* **Dataset section**
•••

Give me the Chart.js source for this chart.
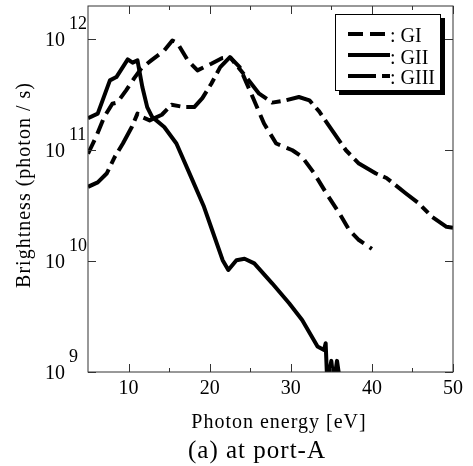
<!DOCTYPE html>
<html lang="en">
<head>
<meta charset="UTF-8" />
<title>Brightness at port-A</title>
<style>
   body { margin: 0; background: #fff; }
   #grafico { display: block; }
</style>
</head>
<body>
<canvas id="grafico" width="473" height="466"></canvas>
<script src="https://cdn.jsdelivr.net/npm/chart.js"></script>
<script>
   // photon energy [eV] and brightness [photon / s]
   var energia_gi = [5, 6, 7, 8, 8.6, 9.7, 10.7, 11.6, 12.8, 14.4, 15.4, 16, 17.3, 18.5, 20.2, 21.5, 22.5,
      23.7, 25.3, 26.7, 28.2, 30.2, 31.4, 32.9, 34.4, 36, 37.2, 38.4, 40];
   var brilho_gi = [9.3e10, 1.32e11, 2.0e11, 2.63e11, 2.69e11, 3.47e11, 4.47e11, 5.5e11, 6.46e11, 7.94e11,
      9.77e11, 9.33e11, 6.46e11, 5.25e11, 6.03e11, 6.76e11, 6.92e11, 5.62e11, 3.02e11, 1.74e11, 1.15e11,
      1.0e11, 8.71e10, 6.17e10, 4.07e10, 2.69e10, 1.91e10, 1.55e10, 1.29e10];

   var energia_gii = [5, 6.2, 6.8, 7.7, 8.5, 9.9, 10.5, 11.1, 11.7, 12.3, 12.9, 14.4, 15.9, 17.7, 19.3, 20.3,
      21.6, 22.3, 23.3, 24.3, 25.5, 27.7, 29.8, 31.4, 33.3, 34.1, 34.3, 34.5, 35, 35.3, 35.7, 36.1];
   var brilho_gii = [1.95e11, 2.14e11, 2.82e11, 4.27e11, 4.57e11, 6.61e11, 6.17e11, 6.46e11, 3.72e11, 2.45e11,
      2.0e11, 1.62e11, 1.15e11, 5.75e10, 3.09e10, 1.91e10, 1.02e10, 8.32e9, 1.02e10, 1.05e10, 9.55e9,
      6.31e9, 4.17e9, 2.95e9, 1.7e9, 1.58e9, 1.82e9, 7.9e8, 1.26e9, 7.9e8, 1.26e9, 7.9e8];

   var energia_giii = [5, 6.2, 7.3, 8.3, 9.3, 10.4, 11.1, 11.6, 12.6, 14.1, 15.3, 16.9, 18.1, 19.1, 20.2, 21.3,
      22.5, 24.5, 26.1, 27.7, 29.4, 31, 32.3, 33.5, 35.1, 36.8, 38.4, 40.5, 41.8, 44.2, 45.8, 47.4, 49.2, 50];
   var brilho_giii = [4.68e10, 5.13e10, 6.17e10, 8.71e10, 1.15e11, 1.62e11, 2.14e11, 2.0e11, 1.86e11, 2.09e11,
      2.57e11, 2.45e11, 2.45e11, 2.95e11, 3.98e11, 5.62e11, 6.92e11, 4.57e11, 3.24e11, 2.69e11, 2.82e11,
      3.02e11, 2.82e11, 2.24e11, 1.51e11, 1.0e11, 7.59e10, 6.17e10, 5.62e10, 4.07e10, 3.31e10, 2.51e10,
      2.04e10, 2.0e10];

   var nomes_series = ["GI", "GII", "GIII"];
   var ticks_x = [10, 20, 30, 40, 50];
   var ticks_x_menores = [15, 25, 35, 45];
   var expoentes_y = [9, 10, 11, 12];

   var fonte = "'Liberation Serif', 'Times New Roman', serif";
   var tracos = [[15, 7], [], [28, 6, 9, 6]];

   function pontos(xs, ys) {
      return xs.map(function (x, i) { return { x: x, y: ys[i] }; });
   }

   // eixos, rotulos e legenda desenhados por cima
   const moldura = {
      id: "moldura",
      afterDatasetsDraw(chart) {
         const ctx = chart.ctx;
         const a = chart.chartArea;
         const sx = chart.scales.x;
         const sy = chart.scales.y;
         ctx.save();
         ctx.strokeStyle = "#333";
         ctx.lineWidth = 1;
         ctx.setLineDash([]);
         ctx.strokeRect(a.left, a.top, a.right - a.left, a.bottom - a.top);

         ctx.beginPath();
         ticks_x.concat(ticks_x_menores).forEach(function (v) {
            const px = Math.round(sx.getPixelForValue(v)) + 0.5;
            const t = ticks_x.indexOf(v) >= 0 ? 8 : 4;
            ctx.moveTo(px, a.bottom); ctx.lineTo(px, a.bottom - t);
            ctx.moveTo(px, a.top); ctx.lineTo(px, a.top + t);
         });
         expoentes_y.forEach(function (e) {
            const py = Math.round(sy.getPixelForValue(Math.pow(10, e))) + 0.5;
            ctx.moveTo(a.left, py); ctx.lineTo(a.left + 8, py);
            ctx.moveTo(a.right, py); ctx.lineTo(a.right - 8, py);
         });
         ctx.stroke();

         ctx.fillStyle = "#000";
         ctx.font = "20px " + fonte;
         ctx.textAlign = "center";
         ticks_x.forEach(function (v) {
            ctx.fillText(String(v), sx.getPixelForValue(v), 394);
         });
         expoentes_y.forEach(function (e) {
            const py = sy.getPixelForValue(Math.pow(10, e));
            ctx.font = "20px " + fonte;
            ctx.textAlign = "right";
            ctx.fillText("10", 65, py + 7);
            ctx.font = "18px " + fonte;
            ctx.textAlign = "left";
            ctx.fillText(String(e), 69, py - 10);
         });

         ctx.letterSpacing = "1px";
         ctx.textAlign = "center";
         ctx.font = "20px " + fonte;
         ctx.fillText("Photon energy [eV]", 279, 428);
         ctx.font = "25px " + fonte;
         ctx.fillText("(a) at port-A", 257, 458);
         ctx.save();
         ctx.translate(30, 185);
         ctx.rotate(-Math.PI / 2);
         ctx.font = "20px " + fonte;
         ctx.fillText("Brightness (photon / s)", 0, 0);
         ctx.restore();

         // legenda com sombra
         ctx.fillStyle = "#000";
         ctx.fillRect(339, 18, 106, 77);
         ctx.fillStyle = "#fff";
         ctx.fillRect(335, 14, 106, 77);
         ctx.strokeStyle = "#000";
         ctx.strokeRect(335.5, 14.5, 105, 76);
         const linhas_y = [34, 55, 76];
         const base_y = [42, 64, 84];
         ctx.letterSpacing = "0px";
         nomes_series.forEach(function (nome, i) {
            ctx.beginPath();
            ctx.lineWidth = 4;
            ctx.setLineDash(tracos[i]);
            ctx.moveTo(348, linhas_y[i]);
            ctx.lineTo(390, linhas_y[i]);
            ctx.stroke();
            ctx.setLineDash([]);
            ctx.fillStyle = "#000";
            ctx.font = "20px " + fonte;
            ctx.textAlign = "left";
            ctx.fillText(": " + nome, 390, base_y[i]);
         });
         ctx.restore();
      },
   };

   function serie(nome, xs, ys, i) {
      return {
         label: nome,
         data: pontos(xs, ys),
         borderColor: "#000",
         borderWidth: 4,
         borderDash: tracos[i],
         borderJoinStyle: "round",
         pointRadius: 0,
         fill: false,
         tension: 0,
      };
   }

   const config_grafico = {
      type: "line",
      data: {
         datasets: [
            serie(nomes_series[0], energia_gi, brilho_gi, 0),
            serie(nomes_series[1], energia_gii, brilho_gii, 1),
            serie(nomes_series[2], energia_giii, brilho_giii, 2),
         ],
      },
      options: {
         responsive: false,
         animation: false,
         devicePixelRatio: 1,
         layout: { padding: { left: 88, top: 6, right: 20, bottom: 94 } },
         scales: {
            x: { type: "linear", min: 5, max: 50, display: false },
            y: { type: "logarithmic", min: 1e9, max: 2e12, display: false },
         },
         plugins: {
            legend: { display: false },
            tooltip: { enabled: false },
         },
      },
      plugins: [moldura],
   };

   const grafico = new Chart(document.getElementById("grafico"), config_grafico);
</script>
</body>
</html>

•••

* **Task objective**
Without the pictures, write out all of the material exactly.

* **Completed exercise**
Give me the Chart.js source for this chart.
<!DOCTYPE html>
<html lang="en">
<head>
<meta charset="UTF-8" />
<title>Brightness at port-A</title>
<style>
   body { margin: 0; background: #fff; }
   #grafico { display: block; }
</style>
</head>
<body>
<canvas id="grafico" width="473" height="466"></canvas>
<script src="https://cdn.jsdelivr.net/npm/chart.js"></script>
<script>
   // photon energy [eV] and brightness [photon / s]
   var energia_gi = [5, 6, 7, 8, 8.6, 9.7, 10.7, 11.6, 12.8, 14.4, 15.4, 16, 17.3, 18.5, 20.2, 21.5, 22.5,
      23.7, 25.3, 26.7, 28.2, 30.2, 31.4, 32.9, 34.4, 36, 37.2, 38.4, 40];
   var brilho_gi = [9.3e10, 1.32e11, 2.0e11, 2.63e11, 2.69e11, 3.47e11, 4.47e11, 5.5e11, 6.46e11, 7.94e11,
      9.77e11, 9.33e11, 6.46e11, 5.25e11, 6.03e11, 6.76e11, 6.92e11, 5.62e11, 3.02e11, 1.74e11, 1.15e11,
      1.0e11, 8.71e10, 6.17e10, 4.07e10, 2.69e10, 1.91e10, 1.55e10, 1.29e10];

   var energia_gii = [5, 6.2, 6.8, 7.7, 8.5, 9.9, 10.5, 11.1, 11.7, 12.3, 12.9, 14.4, 15.9, 17.7, 19.3, 20.3,
      21.6, 22.3, 23.3, 24.3, 25.5, 27.7, 29.8, 31.4, 33.3, 34.1, 34.3, 34.5, 35, 35.3, 35.7, 36.1];
   var brilho_gii = [1.95e11, 2.14e11, 2.82e11, 4.27e11, 4.57e11, 6.61e11, 6.17e11, 6.46e11, 3.72e11, 2.45e11,
      2.0e11, 1.62e11, 1.15e11, 5.75e10, 3.09e10, 1.91e10, 1.02e10, 8.32e9, 1.02e10, 1.05e10, 9.55e9,
      6.31e9, 4.17e9, 2.95e9, 1.7e9, 1.58e9, 1.82e9, 7.9e8, 1.26e9, 7.9e8, 1.26e9, 7.9e8];

   var energia_giii = [5, 6.2, 7.3, 8.3, 9.3, 10.4, 11.1, 11.6, 12.6, 14.1, 15.3, 16.9, 18.1, 19.1, 20.2, 21.3,
      22.5, 24.5, 26.1, 27.7, 29.4, 31, 32.3, 33.5, 35.1, 36.8, 38.4, 40.5, 41.8, 44.2, 45.8, 47.4, 49.2, 50];
   var brilho_giii = [4.68e10, 5.13e10, 6.17e10, 8.71e10, 1.15e11, 1.62e11, 2.14e11, 2.0e11, 1.86e11, 2.09e11,
      2.57e11, 2.45e11, 2.45e11, 2.95e11, 3.98e11, 5.62e11, 6.92e11, 4.57e11, 3.24e11, 2.69e11, 2.82e11,
      3.02e11, 2.82e11, 2.24e11, 1.51e11, 1.0e11, 7.59e10, 6.17e10, 5.62e10, 4.07e10, 3.31e10, 2.51e10,
      2.04e10, 2.0e10];

   var nomes_series = ["GI", "GII", "GIII"];
   var ticks_x = [10, 20, 30, 40, 50];
   var ticks_x_menores = [15, 25, 35, 45];
   var expoentes_y = [9, 10, 11, 12];

   var fonte = "'Liberation Serif', 'Times New Roman', serif";
   var tracos = [[15, 7], [], [28, 6, 9, 6]];

   function pontos(xs, ys) {
      return xs.map(function (x, i) { return { x: x, y: ys[i] }; });
   }

   // eixos, rotulos e legenda desenhados por cima
   const moldura = {
      id: "moldura",
      afterDatasetsDraw(chart) {
         const ctx = chart.ctx;
         const a = chart.chartArea;
         const sx = chart.scales.x;
         const sy = chart.scales.y;
         ctx.save();
         ctx.strokeStyle = "#333";
         ctx.lineWidth = 1;
         ctx.setLineDash([]);
         ctx.strokeRect(a.left, a.top, a.right - a.left, a.bottom - a.top);

         ctx.beginPath();
         ticks_x.concat(ticks_x_menores).forEach(function (v) {
            const px = Math.round(sx.getPixelForValue(v)) + 0.5;
            const t = ticks_x.indexOf(v) >= 0 ? 8 : 4;
            ctx.moveTo(px, a.bottom); ctx.lineTo(px, a.bottom - t);
            ctx.moveTo(px, a.top); ctx.lineTo(px, a.top + t);
         });
         expoentes_y.forEach(function (e) {
            const py = Math.round(sy.getPixelForValue(Math.pow(10, e))) + 0.5;
            ctx.moveTo(a.left, py); ctx.lineTo(a.left + 8, py);
            ctx.moveTo(a.right, py); ctx.lineTo(a.right - 8, py);
         });
         ctx.stroke();

         ctx.fillStyle = "#000";
         ctx.font = "20px " + fonte;
         ctx.textAlign = "center";
         ticks_x.forEach(function (v) {
            ctx.fillText(String(v), sx.getPixelForValue(v), 394);
         });
         expoentes_y.forEach(function (e) {
            const py = sy.getPixelForValue(Math.pow(10, e));
            ctx.font = "20px " + fonte;
            ctx.textAlign = "right";
            ctx.fillText("10", 65, py + 7);
            ctx.font = "18px " + fonte;
            ctx.textAlign = "left";
            ctx.fillText(String(e), 69, py - 10);
         });

         ctx.letterSpacing = "1px";
         ctx.textAlign = "center";
         ctx.font = "20px " + fonte;
         ctx.fillText("Photon energy [eV]", 279, 428);
         ctx.font = "25px " + fonte;
         ctx.fillText("(a) at port-A", 257, 458);
         ctx.save();
         ctx.translate(30, 185);
         ctx.rotate(-Math.PI / 2);
         ctx.font = "20px " + fonte;
         ctx.fillText("Brightness (photon / s)", 0, 0);
         ctx.restore();

         // legenda com sombra
         ctx.fillStyle = "#000";
         ctx.fillRect(339, 18, 106, 77);
         ctx.fillStyle = "#fff";
         ctx.fillRect(335, 14, 106, 77);
         ctx.strokeStyle = "#000";
         ctx.strokeRect(335.5, 14.5, 105, 76);
         const linhas_y = [34, 55, 76];
         const base_y = [42, 64, 84];
         ctx.letterSpacing = "0px";
         nomes_series.forEach(function (nome, i) {
            ctx.beginPath();
            ctx.lineWidth = 4;
            ctx.setLineDash(tracos[i]);
            ctx.moveTo(348, linhas_y[i]);
            ctx.lineTo(390, linhas_y[i]);
            ctx.stroke();
            ctx.setLineDash([]);
            ctx.fillStyle = "#000";
            ctx.font = "20px " + fonte;
            ctx.textAlign = "left";
            ctx.fillText(": " + nome, 390, base_y[i]);
         });
         ctx.restore();
      },
   };

   function serie(nome, xs, ys, i) {
      return {
         label: nome,
         data: pontos(xs, ys),
         borderColor: "#000",
         borderWidth: 4,
         borderDash: tracos[i],
         borderJoinStyle: "round",
         pointRadius: 0,
         fill: false,
         tension: 0,
      };
   }

   const config_grafico = {
      type: "line",
      data: {
         datasets: [
            serie(nomes_series[0], energia_gi, brilho_gi, 0),
            serie(nomes_series[1], energia_gii, brilho_gii, 1),
            serie(nomes_series[2], energia_giii, brilho_giii, 2),
         ],
      },
      options: {
         responsive: false,
         animation: false,
         devicePixelRatio: 1,
         layout: { padding: { left: 88, top: 6, right: 20, bottom: 94 } },
         scales: {
            x: { type: "linear", min: 5, max: 50, display: false },
            y: { type: "logarithmic", min: 1e9, max: 2e12, display: false },
         },
         plugins: {
            legend: { display: false },
            tooltip: { enabled: false },
         },
      },
      plugins: [moldura],
   };

   const grafico = new Chart(document.getElementById("grafico"), config_grafico);
</script>
</body>
</html>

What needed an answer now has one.